Receiver -> Analyzer

Tabulated wireless packet data is sent from the Receiver to the Analyzer in the form of #row records (defined in mm_records.hrl).

Analyzer -> Python Signal Analyzer

The Analyzer sorts non-training wireless packets and sends them to the Python Signal Analyzer using stdout:

MACAddress nodeA nodeB nodeC

where MACAddress is the source MAC address of the wireless packet, and nodeA/nodeB/nodeC are integers representing the signal strengths captured from their respective capture nodes.

The Python Signal Analyzer returns estimated locations on stdout in the format:

 MACAddress x y

Analyzer -> Mnesia

The Analyzer sorts training wireless packets and stores them in the Mnesia database in the form of #mm_training and #mm_trained_coord records.
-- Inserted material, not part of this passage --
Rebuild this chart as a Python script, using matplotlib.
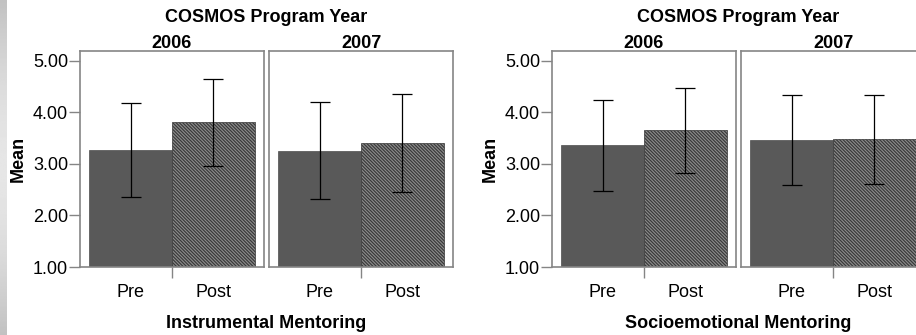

Analyzer -> WebSocket Server

The Analyzer will broadcast location data to all connected WebSocket clients using the PubSub protocol provided by gproc in the form of:

-define (WS_KEY, {pubsub, ws_broadcast}).
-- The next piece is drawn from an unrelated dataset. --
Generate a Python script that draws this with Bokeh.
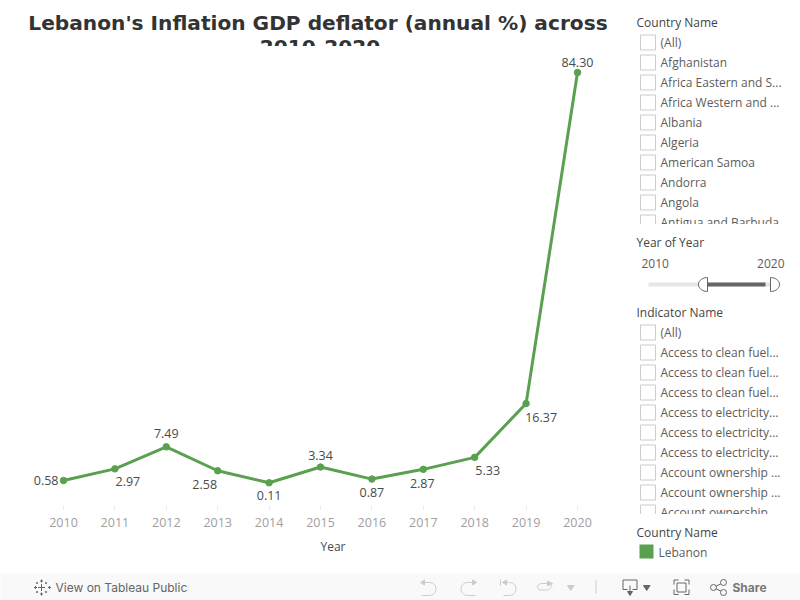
import numpy as np
from bokeh.core.properties import value
from bokeh.embed import file_html
from bokeh.layouts import column, row
from bokeh.models import ColumnDataSource, FixedTicker, Range1d
from bokeh.plotting import figure
from bokeh.resources import INLINE

# ---- data ----
years = [2010, 2011, 2012, 2013, 2014, 2015, 2016, 2017, 2018, 2019, 2020]
deflator = [0.58, 2.97, 7.49, 2.58, 0.11, 3.34, 0.87, 2.87, 5.33, 16.37, 84.30]
point_labels = ["0.58", "2.97", "7.49", "2.58", "0.11", "3.34", "0.87", "2.87", "5.33", "16.37", "84.30"]
title_lines = ["Lebanon's Inflation GDP deflator (annual %) across", "2010-2020"]
x_axis_title = "Year"
countries = ["(All)", "Afghanistan", "Africa Eastern and S...", "Africa Western and ...", "Albania", "Algeria",
             "American Samoa", "Andorra", "Angola", "Antigua and Barbuda"]
indicators = ["(All)", "Access to clean fuel...", "Access to clean fuel...", "Access to clean fuel...",
              "Access to electricity...", "Access to electricity...", "Access to electricity...",
              "Account ownership ...", "Account ownership ...", "Account ownership"]

# ---- style ----
GREEN = "#59a14f"
FONT = "Open Sans"
label_dx = [-5, 13, 0, -13, 0, 0, 0, -1, 13, 15, 0]
label_dy = [0, 13, -13, 14, 13, -12, 13, 14, 13, 14, -10]
label_align = ["right"] + ["center"] * 10


def chrome(width, height, x0, x1, y0, y1, bg="#ffffff"):
    f = figure(width=width, height=height, x_range=Range1d(x0, x1), y_range=Range1d(y1, y0),
               x_axis_type=None, y_axis_type=None, toolbar_location=None, output_backend="svg",
               min_border=0, outline_line_color=None, background_fill_color=bg, border_fill_color=bg)
    f.grid.visible = False
    return f


def txt(f, x, y, s, size=12, color="#5c5c5c", align="left", style="normal", font=FONT):
    f.text([x], [y], text=[s], text_font=value(font), text_font_size=f"{size}px", text_color=color,
           text_align=align, text_baseline="middle", text_font_style=style)


# ---- title: its frame cuts the second line, as in the reference ----
head = chrome(620, 46, 0, 620, 0, 46)
head.text([317.5, 319.5], [22.5, 46], text=title_lines, text_font=value("DejaVu Sans"), text_font_size="20.15px",
          text_font_style="bold", text_color="#333333", text_align="center", text_baseline="middle")

# ---- chart ----
px_x = 51.4
px_y = 408 / (84.30 - 0.58)
chart = figure(frame_width=620, frame_height=459, width=620, height=489,
               x_range=Range1d(2010 - 63 / px_x, 2010 + (620 - 63) / px_x),
               y_range=Range1d(0.58 - (505 - 480) / px_y, 0.58 + (480 - 46) / px_y),
               y_axis_type=None, toolbar_location=None, output_backend="svg",
               min_border_left=0, min_border_right=0, min_border_top=0, min_border_bottom=30,
               outline_line_color=None)
chart.grid.visible = False
src = ColumnDataSource(dict(year=years, val=deflator, lab=point_labels, dx=label_dx, dy=label_dy, al=label_align))
chart.line("year", "val", source=src, line_color=GREEN, line_width=3)
chart.scatter("year", "val", source=src, size=6.5, color=GREEN)
chart.text("year", "val", text="lab", source=src, x_offset="dx", y_offset="dy", text_align="al",
           text_baseline="middle", text_font=value(FONT), text_font_size="12.5px", text_color="#4a4a4a")
ax = chart.xaxis[0]
ax.ticker = FixedTicker(ticks=years, minor_ticks=list(np.arange(2009.75, 2020.8, 0.25)))
ax.major_label_text_font = FONT
ax.major_label_text_font_size = "12.5px"
ax.major_label_text_color = "#a0a0a0"
ax.major_label_standoff = 8
ax.axis_line_color = None
ax.major_tick_line_color = "#e6e6e6"
ax.major_tick_in = 0
ax.major_tick_out = 4
ax.minor_tick_line_color = "#eeeeee"
ax.minor_tick_in = 0
ax.minor_tick_out = 1

# ---- axis title: centred on the pane, right of the frame's centre ----
caption = chrome(620, 38, 0, 620, 535, 573)
txt(caption, 320, 546, x_axis_title, color="#4a4a4a")

# ---- filter panel ----
side = chrome(180, 573, 620, 800, 0, 573)


def check_list(items, y_first, y_clip):
    ys = [y_first + 20 * i for i in range(len(items))]
    side.quad(left=640, right=655, top=[y - 7.5 for y in ys], bottom=[y + 7.5 for y in ys],
              fill_color="#ffffff", line_color="#cccccc", line_width=1)
    side.text(660, [y - 0.5 for y in ys], text=items, text_font=value(FONT), text_font_size="12px",
              text_color="#5c5c5c", text_align="left", text_baseline="middle")
    side.quad(left=625, right=800, top=y_clip, bottom=y_clip + 12, fill_color="#ffffff", line_color=None)


txt(side, 636, 21.5, "Country Name", color="#444444")
check_list(countries, 42, 223.5)
txt(side, 636, 241.5, "Year of Year", color="#444444")
txt(side, 641, 263, "2010")
txt(side, 784, 263, "2020", align="right")
side.quad(left=648, right=771, top=282, bottom=286, fill_color="#e6e6e6", line_color=None)
side.quad(left=706, right=765, top=282, bottom=286, fill_color="#666666", line_color=None)
theta = np.linspace(-np.pi / 2, np.pi / 2, 24)
side.patch(707 - 9 * np.cos(theta), 284 + 7 * np.sin(theta), fill_color="#ffffff", line_color="#666666", line_width=1)
side.patch(770 + 9 * np.cos(theta), 284 + 7 * np.sin(theta), fill_color="#ffffff", line_color="#666666", line_width=1)
txt(side, 636, 311.5, "Indicator Name", color="#444444")
check_list(indicators, 332, 513.5)
txt(side, 636, 531.5, "Country Name", color="#444444")
side.quad(left=639, right=653, top=544, bottom=558, fill_color=GREEN, line_color=None)
txt(side, 658, 551.5, "Lebanon")

# ---- bottom toolbar ----
bar = chrome(800, 27, 0, 800, 573, 600, bg="#f9f9f9")
GREY = "#cccccc"
DARK = "#666666"
# logo
for cx, cy, r in [(41, 587, 3.5), (35, 587, 1.5), (49, 587, 1.5), (41, 580.5, 1.5), (41, 593.5, 1.5),
                  (36.5, 582.5, 1), (45.5, 582.5, 1), (36.5, 591.5, 1), (45.5, 591.5, 1)]:
    bar.multi_line([[cx - r, cx + r], [cx, cx]], [[cy, cy], [cy - r, cy + r]], line_color=DARK, line_width=1)
txt(bar, 55, 586.5, "View on Tableau Public", color="#666666", font="Inter", size=12)
# undo / redo
arc = np.linspace(-np.pi / 2, np.pi / 2, 16)


def curl(x_flat, x_round, sign):
    xs = [x_flat, x_round] + list(x_round + sign * 6.5 * np.cos(arc)) + [x_flat]
    ys = [582] + [582] + list(588.5 + 6.5 * np.sin(arc)) + [595]
    return xs, ys


for flat, rnd, sign in [(421, 429, 1), (475, 467, -1), (503, 509, 1)]:
    xs, ys = curl(flat, rnd, sign)
    bar.line(xs, ys, line_color=GREY, line_width=1)
    bar.patch([flat - sign * 1, flat + sign * 3, flat + sign * 3], [582, 579.5, 584.5], color=GREY)
bar.line([500, 500], [579, 585], line_color=GREY, line_width=1)
bar.line([540, 549, 551.5, 548, 539, 536.5, 540], [583, 583, 586, 589.5, 589.5, 586, 583], line_color=GREY, line_width=1)
bar.patch([547, 552, 547], [580.5, 583, 585.5], color=GREY)
bar.patch([567, 573.5, 570.2], [585, 585, 590], color=GREY)
bar.line([595.5, 595.5], [580, 593], line_color=GREY, line_width=1)
# download
bar.line([627, 622.5, 622.5, 636.5, 636.5, 632], [589, 589, 579.5, 579.5, 589, 589], line_color=DARK, line_width=1)
bar.line([629.5, 629.5], [585, 593], line_color=DARK, line_width=1)
bar.patch([627, 632, 629.5], [591, 591, 595], color=DARK)
bar.patch([643, 649.5, 646.2], [585, 585, 590], color=DARK)
# fullscreen
for a, b in [([678, 673.5, 673.5], [579.5, 579.5, 584]), ([684, 688.5, 688.5], [579.5, 579.5, 584]),
             ([673.5, 673.5, 678], [589, 594, 594]), ([688.5, 688.5, 684], [589, 594, 594])]:
    bar.line(a, b, line_color=DARK, line_width=1)
bar.quad(left=676.5, right=685.5, top=582.5, bottom=591.5, fill_color=None, line_color=DARK, line_width=1)
# share
bar.multi_line([[713, 723], [713, 723]], [[587, 582], [587, 592]], line_color=DARK, line_width=1)
bar.scatter([713, 723, 723], [587, 582, 592], size=6, fill_color="#f9f9f9", line_color=DARK, line_width=1)
txt(bar, 732, 586.5, "Share", color="#777777", font="Inter", size=12, style="bold")

page = column(row(column(head, chart, caption, spacing=0), side, spacing=0), bar, spacing=0)
open("out.html", "w").write(file_html(page, INLINE))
WS_KEY is used as the broadcast key (which is the same key used by WebSocket processes that are subscribed to PubSub). No identifying data is sent.

The Analyzer will send training data acknowledgment messages to the WebSocket Server over PubSub using WS_KEY. No identifying data is sent.

The Analyzer will provide a list of trainer devices used for debugging the project in the get_trainers() function.

WebSocket Server -> Map

Upon receiving a broadcasted location data, the WebSocket Server will encode that data in JSON and send it to the Map in the form of:

[{event: "position"}, {data: {position: [
	i: 12345, // a numeric hash of the MAC address created by the erlang:phash2 function
	devicetype: "trainer" or "general", // representing whether the wireless packet belonged to a member of the public or a trainer
	name: "name", // a string, for trainers it holds the registered name, for general users it holds the hash of i in string form
	x: 12, // a float, representing the x coordinate of the device
	y: 12, // a float, representing the y coordinate of the device
]}}]

WebSocket Server -> Training tool

The WebSocket Server reacts to the following events from the Training tool:

get_trainers: Gets a list of trainers. Calls mm_analyzer:get_trainers() get_trained_coords: Gets a list of trained coordinates. Calls mm_analyzer:get_trained_coords() start_training: Starts training on a specified coordinate. Calls mm_analyzer:start_training(Trainer, X, Y) end_training: Ends training on a specified coordinate. Calls mm_analyzer:end_traiing(Trainer, X, Y)

All events are encoded in JSON in the following form:

[{event: "event"}, {data: "data"}]

Where "event" is the event name, and "data" consists of whatever data is associated with that particular event.